Ci sanguina il cuore, ci trema la penna nello scrivere simili fortissime sventure…. Ecco a che avete ridotto, o truffaldini, un popolo che prima non conosceva la miseria, un popolo che cibavasi di pane ed ora è costretto cibarsi d’erbe velenose per attutire gli stimoli della fame. Ecco i frutti della vostra libertà politica, della vostra amministrazione ladra, della vostra iniqua opera settaria. Ecco altre sette vittime che la storia di questi dieci anni registrerà accanto a quelli degli altri 50 mila uccisi, morti nello esilio, nelle carceri, su di un giaciglio suicidati, o fra i dolori della fame… Scellerati!

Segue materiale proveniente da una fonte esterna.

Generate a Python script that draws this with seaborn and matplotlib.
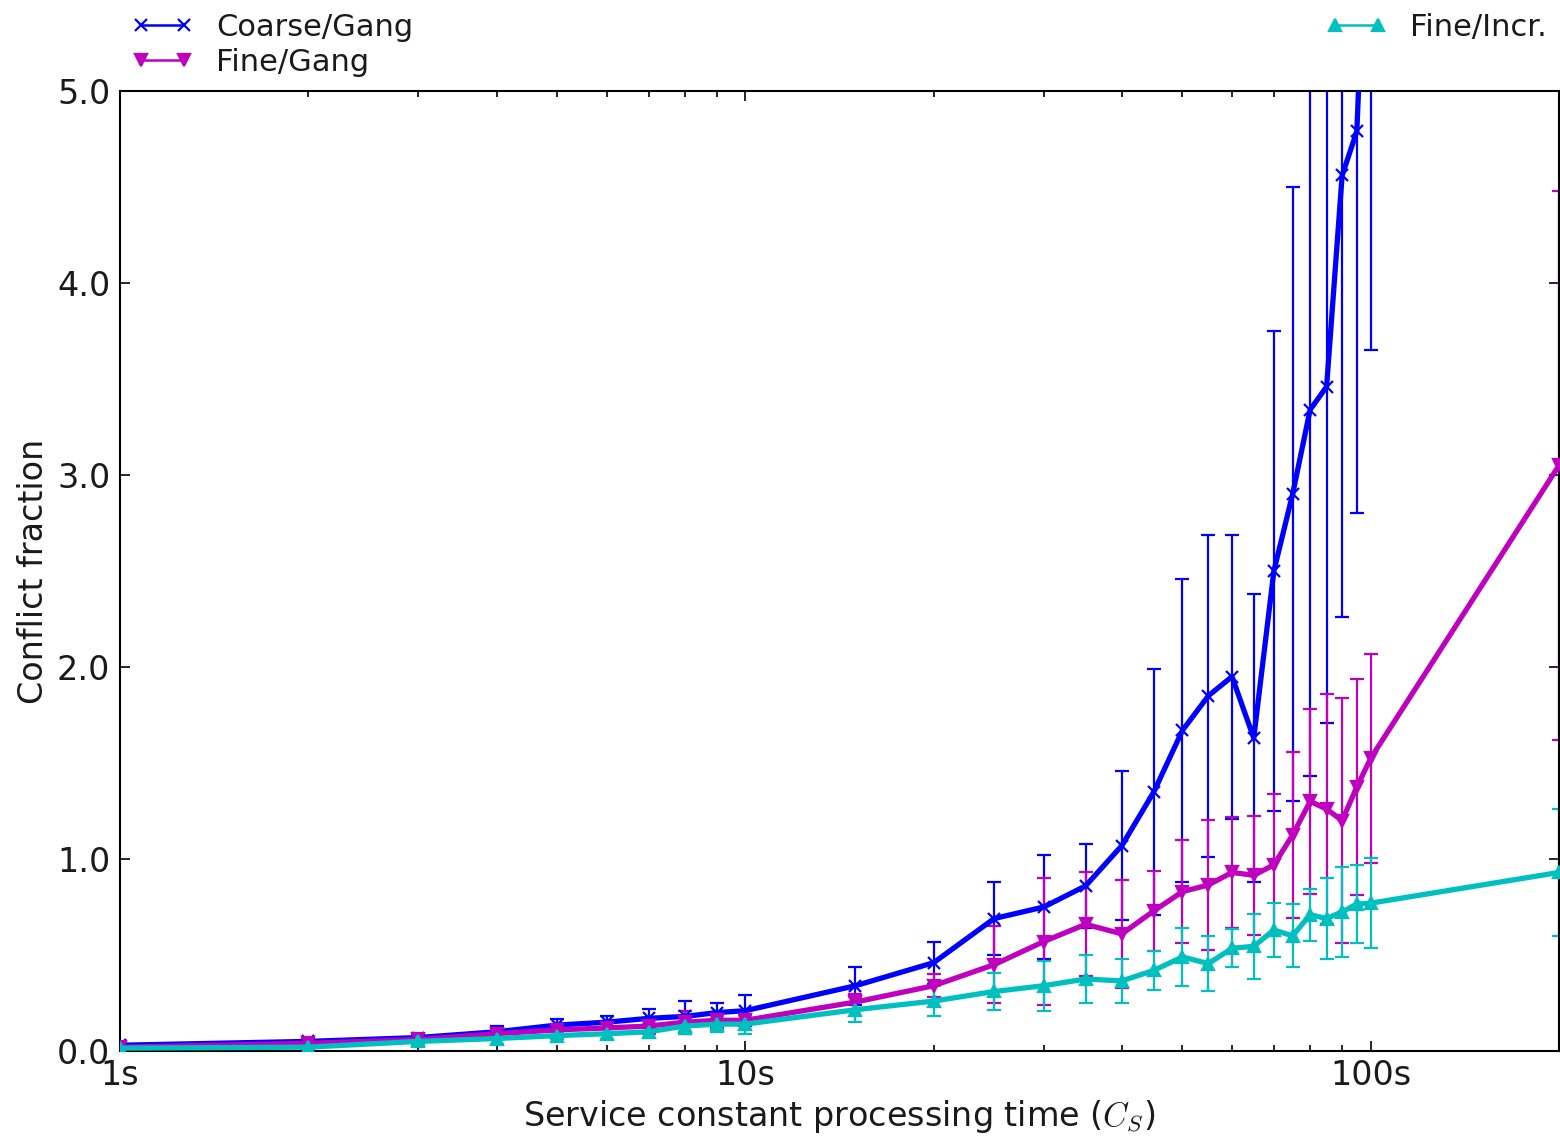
import numpy as np
import pandas as pd
import matplotlib
matplotlib.use("Agg")
import matplotlib.pyplot as plt
import seaborn as sns
from matplotlib.lines import Line2D
from matplotlib.ticker import FixedLocator, FixedFormatter, LogLocator, NullFormatter

# Service constant processing time (seconds)
times = [1, 2, 3, 4, 5, 6, 7, 8, 9, 10, 15, 20, 25, 30, 35, 40, 45, 50,
         55, 60, 65, 70, 75, 80, 85, 90, 95, 100, 200]

# Coarse/Gang (no measurement at 200 s)
coarse_gang = [0.03, 0.05, 0.07, 0.10, 0.135, 0.15, 0.17, 0.18, 0.20, 0.21,
               0.34, 0.46, 0.69, 0.75, 0.86, 1.07, 1.35, 1.67, 1.85, 1.95,
               1.63, 2.50, 2.90, 3.34, 3.46, 4.56, 4.79, 6.50]
coarse_gang_err = [0.01, 0.015, 0.02, 0.03, 0.03, 0.03, 0.05, 0.08, 0.05, 0.08,
                   0.10, 0.11, 0.19, 0.27, 0.22, 0.39, 0.64, 0.79, 0.84, 0.74,
                   0.75, 1.25, 1.60, 1.91, 1.75, 2.30, 1.99, 2.85]

# Fine/Gang
fine_gang = [0.02, 0.04, 0.06, 0.09, 0.11, 0.12, 0.13, 0.15, 0.16, 0.16,
             0.255, 0.34, 0.45, 0.57, 0.66, 0.61, 0.73, 0.83, 0.865, 0.93,
             0.915, 0.97, 1.125, 1.30, 1.26, 1.20, 1.375, 1.525, 3.05]
fine_gang_err = [0.01, 0.015, 0.02, 0.03, 0.03, 0.03, 0.04, 0.06, 0.04, 0.05,
                 0.04, 0.06, 0.20, 0.33, 0.27, 0.28, 0.21, 0.27, 0.34, 0.29,
                 0.31, 0.37, 0.43, 0.48, 0.60, 0.64, 0.56, 0.545, 1.43]

# Fine/Incr.
fine_incr = [0.015, 0.02, 0.05, 0.065, 0.08, 0.09, 0.10, 0.13, 0.14, 0.14,
             0.215, 0.26, 0.31, 0.34, 0.375, 0.365, 0.42, 0.49, 0.455, 0.535,
             0.545, 0.63, 0.60, 0.71, 0.69, 0.725, 0.765, 0.77, 0.93]
fine_incr_err = [0.01, 0.015, 0.02, 0.03, 0.02, 0.03, 0.03, 0.04, 0.04, 0.05,
                 0.065, 0.08, 0.095, 0.13, 0.125, 0.115, 0.10, 0.15, 0.145, 0.10,
                 0.17, 0.14, 0.165, 0.135, 0.21, 0.235, 0.205, 0.235, 0.33]

series = [
    ("Coarse/Gang", times[:len(coarse_gang)], coarse_gang, coarse_gang_err, (0, 0, 1), "x"),
    ("Fine/Gang", times, fine_gang, fine_gang_err, (0.75, 0, 0.75), "v"),
    ("Fine/Incr.", times, fine_incr, fine_incr_err, (0, 0.75, 0.75), "^"),
]

sns.set_style("ticks")
plt.rcParams.update({
    "font.family": ["DejaVu Sans"],
    "font.size": 24,
    "mathtext.fontset": "cm",
    "text.color": "#1a1a1a",
    "axes.labelcolor": "#1a1a1a",
    "xtick.color": "black",
    "ytick.color": "black",
    "xtick.labelcolor": "#1a1a1a",
    "ytick.labelcolor": "#1a1a1a",
    "axes.linewidth": 1.5,
    "xtick.direction": "in",
    "ytick.direction": "in",
    "xtick.top": True,
    "ytick.right": True,
    "xtick.major.size": 7.5,
    "xtick.minor.size": 4,
    "ytick.major.size": 7.5,
    "ytick.minor.size": 4,
    "xtick.major.width": 1.2,
    "xtick.minor.width": 1.2,
    "ytick.major.width": 1.2,
    "xtick.major.pad": 6,
    "ytick.major.pad": 7,
    "xtick.labelsize": 24,
    "ytick.labelsize": 24,
    "axes.labelsize": 24,
})

fig = plt.figure(figsize=(15.6, 11.38), dpi=100)
ax = fig.add_axes([120 / 1560, 87 / 1138, 1439 / 1560, 960 / 1138])

handles = []
for name, xs, ys, errs, color, marker in series:
    df = pd.DataFrame({"time": xs, "fraction": ys})
    ax.errorbar(xs, ys, yerr=errs, fmt="none", ecolor=color, elinewidth=1.6,
                capsize=5, capthick=1.6, zorder=2)
    sns.lineplot(data=df, x="time", y="fraction", ax=ax, color=color,
                 marker=marker, markersize=9, markeredgecolor=color,
                 markerfacecolor=color, markeredgewidth=1.6, linewidth=3.8,
                 estimator=None, sort=False, legend=False, zorder=3)
    handles.append(Line2D([0], [0], color=color, marker=marker, markersize=9,
                          markeredgecolor=color, markerfacecolor=color,
                          markeredgewidth=1.6, linewidth=1.8, label=name))

ax.set_xscale("log")
ax.set_xlim(1, 200)
ax.set_ylim(0, 5)

ax.xaxis.set_major_locator(FixedLocator([1, 10, 100]))
ax.xaxis.set_major_formatter(FixedFormatter(["1s", "10s", "100s"]))
ax.xaxis.set_minor_locator(LogLocator(base=10, subs=np.arange(2, 10)))
ax.xaxis.set_minor_formatter(NullFormatter())
ax.set_yticks([0, 1, 2, 3, 4, 5])
ax.set_yticklabels(["0.0", "1.0", "2.0", "3.0", "4.0", "5.0"])

for spine in ax.spines.values():
    spine.set_visible(True)
    spine.set_color("black")

ax.set_xlabel(r"Service constant processing time ($C_S$)", labelpad=4)
ax.set_ylabel("Conflict fraction", labelpad=5)

ax.legend(handles=handles, bbox_to_anchor=(0, 1.002, 1, 0.102), loc="lower left",
          ncol=2, mode="expand", borderaxespad=0, frameon=False, numpoints=2,
          handlelength=2.0, handletextpad=0.75, labelspacing=0.2,
          fontsize=22)

fig.savefig("out.png", dpi=100)
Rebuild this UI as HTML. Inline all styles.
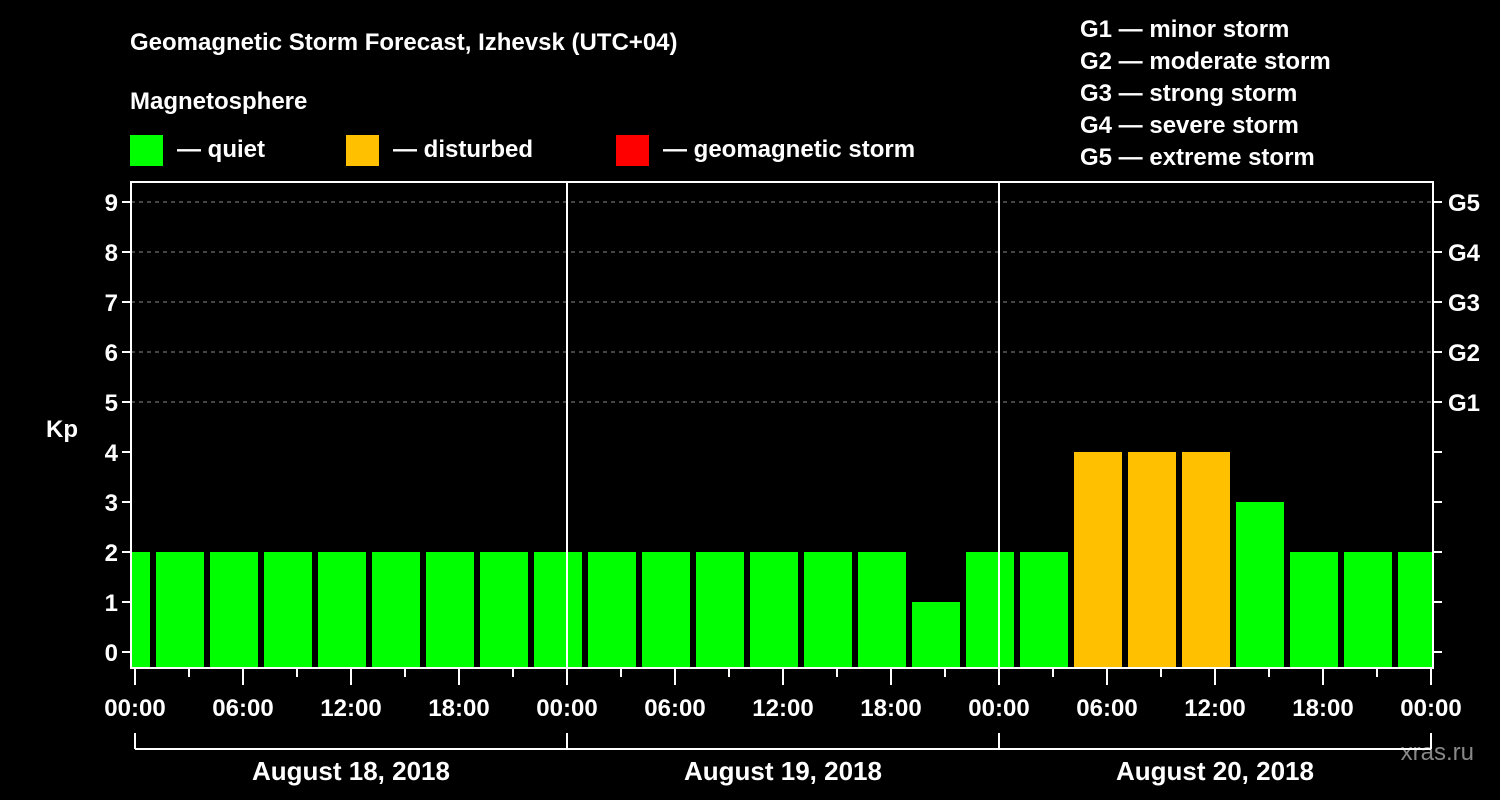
<!DOCTYPE html>
<html><head><meta charset="utf-8"><style>
html,body{margin:0;padding:0;background:#000;}
svg{display:block;font-family:"Liberation Sans",Arial,sans-serif;font-weight:bold;}
</style></head><body>
<svg id="chart" width="1500" height="800" viewBox="0 0 1500 800">
<rect width="1500" height="800" fill="#000"/>
<text x="130" y="50" font-size="24" fill="#fff">Geomagnetic Storm Forecast, Izhevsk (UTC+04)</text>
<text x="130" y="109" font-size="24" fill="#fff">Magnetosphere</text>
<g><rect x="130" y="135" width="33" height="31" fill="#00ff00"/><text x="177" y="157" font-size="24" fill="#fff">— quiet</text></g>
<g><rect x="346" y="135" width="33" height="31" fill="#ffc000"/><text x="393" y="157" font-size="24" fill="#fff">— disturbed</text></g>
<g><rect x="616" y="135" width="33" height="31" fill="#ff0000"/><text x="663" y="157" font-size="24" fill="#fff">— geomagnetic storm</text></g>
<g font-size="24" fill="#fff">
<text x="1080" y="37">G1 — minor storm</text>
<text x="1080" y="69">G2 — moderate storm</text>
<text x="1080" y="101">G3 — strong storm</text>
<text x="1080" y="133">G4 — severe storm</text>
<text x="1080" y="165">G5 — extreme storm</text>
</g>
<text x="62" y="437" font-size="24" fill="#fff" text-anchor="middle">Kp</text>
<text x="1474" y="760" font-size="24" fill="#888" font-weight="normal" text-anchor="end">xras.ru</text>
<g id="plot"></g>
</svg>
<script>
const kpValues=[2,2,2,2,2,2,2,2,2,2,2,2,2,2,2,1,2,2,4,4,4,3,2,2,2];
const startHour=-2; // first 3-hour slot start (hours from Aug 18 00:00)
const dayLabels=["August 18, 2018","August 19, 2018","August 20, 2018"];
const hourLabels=["00:00","06:00","12:00","18:00"];
const gLabels=["G1","G2","G3","G4","G5"];
const kpTicks=[0,1,2,3,4,5,6,7,8,9];

const NS="http://www.w3.org/2000/svg";
const plot=document.getElementById('plot');
const X0=135,PXH=18,L=131,R=1433,T=182,B=668;
const x=h=>X0+h*PXH;
const y=k=>652-50*k;
function mk(tag,attrs,parent){const e=document.createElementNS(NS,tag);for(const k in attrs)e.setAttribute(k,attrs[k]);(parent||plot).appendChild(e);return e;}
const clip=mk('clipPath',{id:'pc'});mk('rect',{x:L,y:T,width:R-L,height:B-T},clip);
// grid
gLabels.forEach((g,i)=>{
 const l=mk('line',{x1:L,x2:R,y1:y(5+i),y2:y(5+i),stroke:'#888','stroke-dasharray':'4 4','stroke-width':1});
 
 
});
// bars
const bg=mk('g',{'clip-path':'url(#pc)'});
kpValues.forEach((v,i)=>{
 const h0=startHour+3*i;
 const col=v>=5?'#ff0000':(v>=4?'#ffc000':'#00ff00');
 const r=mk('rect',{x:x(h0)+3,width:3*PXH-6,y:y(v),height:B-y(v),fill:col},bg);
 
 
});
// day separators
for(let d=1;d<dayLabels.length;d++){
 const l=mk('line',{x1:x(24*d),x2:x(24*d),y1:T,y2:B,stroke:'#fff','stroke-width':2});
 
 
}
// frame
const fr=mk('rect',{x:L,y:T,width:R-L,height:B-T,fill:'none',stroke:'#fff','stroke-width':2});


// y ticks
kpTicks.forEach(k=>{
 mk('line',{x1:L-9,x2:L,y1:y(k),y2:y(k),stroke:'#fff','stroke-width':2});
 mk('line',{x1:R,x2:R+9,y1:y(k),y2:y(k),stroke:'#fff','stroke-width':2});
 const t=mk('text',{x:L-13,y:y(k)+9,'font-size':24,fill:'#fff','text-anchor':'end'});t.textContent=k;
 
 
});
gLabels.forEach((g,i)=>{
 const t=mk('text',{x:1448,y:y(5+i)+9,'font-size':24,fill:'#fff'});t.textContent=g;
 
 
});
// x ticks
const days=dayLabels.length;
for(let h=0;h<=24*days;h+=3){
 const major=h%6===0;
 mk('line',{x1:x(h),x2:x(h),y1:B,y2:major?B+17:B+9,stroke:'#fff','stroke-width':2});
 if(major){
  const t=mk('text',{x:x(h),y:716,'font-size':24,fill:'#fff','text-anchor':'middle'});
  t.textContent=hourLabels[(h/6)%4];
  
  
 }
}
// day bracket
mk('line',{x1:x(0),x2:x(24*days),y1:749,y2:749,stroke:'#fff','stroke-width':2});
for(let d=0;d<=days;d++)mk('line',{x1:x(24*d),x2:x(24*d),y1:733,y2:749,stroke:'#fff','stroke-width':2});
dayLabels.forEach((s,d)=>{
 const t=mk('text',{x:x(24*d+12),y:780,'font-size':26,fill:'#fff','text-anchor':'middle'});t.textContent=s;
 
 
});
</script>
</body></html>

E venite ancora a parlaci di progresso, di bene pubblico, di sviluppo del sociale benessere? Venite ancora a dirci che il proletario oggi à riconquistato un dritto che prima non aveva? Ma quale dritto? forse quello di divenire un assassino, o morir di fame? Ministro Sella, ecco come si rattrevano quei contribuenti a’ quali voi scortichino famoso, vampiro crudele non desistete di levare l’ultimo pezzo di pelle, succhiare l’ultima goccia di sangue per riempire gli scrigni dei vostri consoci di questa baraonda ladronesca… E che più di peggio poteva fare un’orda di ostrogoti o vandali?
Ah che forse supponete voi, o tristissimi fra tutti i tristi del mondo, che fra i concortimenti delle ultime agonie della morte, mentre il veleno rodeva con indicibile spasimo le vittime di quelle sette vittime, Iddio non vi lanciò la sua maledizione eterna, la quale vi colpirà come fulmine a ciel sereno, frammezzo ai vostri baccani ed alle vostre orgie?
La voce dell’umanità straziata da voi, troverà alfine ascolto presso il trono di Dio. Voi miserabili che tuffate sino al braccio le mani nel sangue dei vostri fratelli; voi Caini, voi crudeli, barbari, efferati tiranni leggendo quelle poche righe che riporta con un cinismo svergognato un giornale della vostra stampa, voi dovreste tremare, voi dovreste sprofondarvi nello abisso, voi dovreste fuggire la luce del sole; voi dovreste implorare i monti che ci schiacciassero. Perfidi, imbecilli! credete forse che l’ora di Dio e del popolo non verrà? Oh verrà essa, si verrà, e sarà tanto più terribile, per quanto più si è fatta aspettare, credetci, la misura è colma, e traboccherà tosto!